Prototype to Validate Design

Humans are visual by nature, and often need something tangible to refer to in order to fully understand complex designs. When it comes to Gotham City, building the city without planning ahead could have led to misjudgments that cost hours of build time and precious moments playing with my kids. Prototyping as a concept can be applied almost anywhere: It lets us as humans quickly validate an approach before investing the time to build the actual components. I quickly put together Lego pieces to show my kids what the city would look like, and by seeing it, touching it, my kids gave me lots of feedback that I wouldn’t get by just verbally describing what we should do. It was a valuable early life lesson for my kids to understand the merits of quick feedback and visualizations to avoid disappointments.
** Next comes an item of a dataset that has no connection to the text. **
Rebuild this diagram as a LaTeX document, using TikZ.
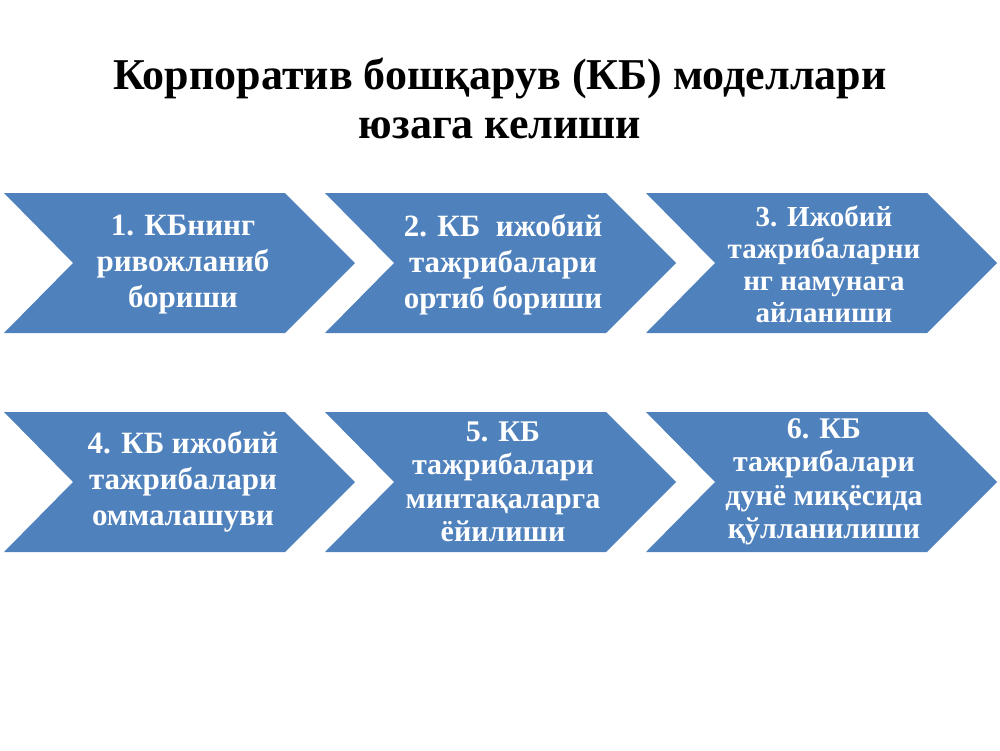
\documentclass[tikz,border=0pt]{standalone}
\usepackage{fontspec}
\setmainfont{Liberation Serif}
\definecolor{chevblue}{HTML}{4F81BD}
\begin{document}
\begin{tikzpicture}[x=1pt,y=-1pt,
  chev/.style={fill=chevblue},
  chevtext/.style={text=white,font=\bfseries\fontsize{31}{36}\selectfont,align=center,inner sep=0pt},
  chevtextsm/.style={text=white,font=\bfseries\fontsize{30}{33.5}\selectfont,align=center,inner sep=0pt},
  titletext/.style={font=\bfseries\fontsize{44}{49}\selectfont,align=center,inner sep=0pt}]
\useasboundingbox (0,0) rectangle (1000,750);
\node[titletext] (title) at (500,98) {Корпоратив бошқарув (КБ) моделлари\\юзага келиши};
\newcommand{\chevshape}[2]{%
  \fill[chev] (#1,#2) -- ++(281,0) -- ++(70,70) -- ++(-70,70) -- ++(-281,0) -- ++(69,-70) -- cycle;}
\chevshape{4}{193}
\chevshape{325}{193}
\chevshape{646}{193}
\chevshape{4}{412}
\chevshape{325}{412}
\chevshape{646}{412}
\node[chevtext] (c1) at (183,265) {1. КБнинг\\ривожланиб\\бориши};
\node[chevtext] (c2) at (503,265) {2. КБ~ ижобий\\тажрибалари\\ортиб бориши};
\node[chevtextsm,font=\bfseries\fontsize{29}{32}\selectfont] (c3) at (824,264) {3. Ижобий\\тажрибаларни\\нг намунага\\айланиши};
\node[chevtext] (c4) at (183,482) {4. КБ ижобий\\тажрибалари\\оммалашуви};
\node[chevtextsm] (c5) at (503,482) {5. КБ\\тажрибалари\\минтақаларга\\ёйилиши};
\node[chevtextsm] (c6) at (824,482) {6. КБ\\тажрибалари\\дунё миқёсида\\қўлланилиши};
\end{tikzpicture}
\end{document}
Similarly, in software development, prototyping is the best way to validate whether the design meets the requirements of our customers, stakeholders, and even our own team. A basic prototype points us to the north star and enables us to visualize the most used scenarios without building out the actual flows. This increases developer productivity, provides our customers with a visual model that they can provide feedback on, and reduces time to market for important features. As product managers, we often struggle to perfectly pinpoint our users’ needs on the first try. With prototyping, you can provide your users and your team with a reference frame to further define their ideal state, while at the same time generating incremental value for them.

Understand the best case scenario for your product flows and generate a consumable prototype that can be shared with internal and external stakeholders. Gather feedback and iterate to build a successful product that meets your customer needs.

Photo by Johny vino on Unsplash

Break Down the Structure for Detailed Construction

Once Gotham City was prototyped and approved (by my kids, of course), we all got to work. I noticed that their work seemed defined by their attention span. As their eyes wandered, they would suddenly drop what they were building and start working on the next shiny part of the construction. The project was large and their attention span relatively short, and the result was that they quickly amassed a scattering of incomplete formations that didn’t quite fit together.

In product development, we can be similarly tempted to let our focus drift when we don’t properly break down work into its constituent components. Here’s where it’s important to come up with architecturally sound designs that address all corner cases and can scale for the future. Building monoliths would make it impossible for future changes, while focusing on a modular design allows for flexibility and scale. Encourage UX designers and researchers to think through the product flows while keeping your architects in the loop to determine feasibility. A well-thought through product design and architecture can be reused, and also allow product managers to think big while executing on smaller roadmap items.

A key technique that could be used to determine ideal components would be to focus on personas and their respective use cases. This focus helps dissect the feature and determine differences and overlaps. It also helps architecture decisions such as sharing processing parts while building distinct user interface components for your user personas. A phased approach with clear objectives allows product managers to define a user journey that can then be broken into components.

After our first construction attempt, I asked my kids to help me build the remaining components of our city. We identified the structures, villains, and vehicles we wanted to build, and defined a minimum number we would build within each category. Then, we got to work on each component and compared them to make sure they looked relatively similar. By the end, they built the last building all on their own.

Photo by Alphacolor 13 on Unsplash

As a mom, I put my kids in the center of the Lego structures I build for them. This makes them feel special and encourages them to learn and build more structures on their own. Similarly, product managers should always put their customers in the center of their product offerings. This helps with product adoption and helps with customer satisfaction with our products. These three techniques are just the starting point to achieving that goal. Keeping the big picture in mind and prototyping solutions and designs allows for a quick and iterative product development lifecycle that encourages early customer feedback. Execution then becomes much easier and you will be guaranteed a higher product adoption and usage rate. By building on top of these fundamental principles, you can certainly have happy customers just like my proud Lego-building kids.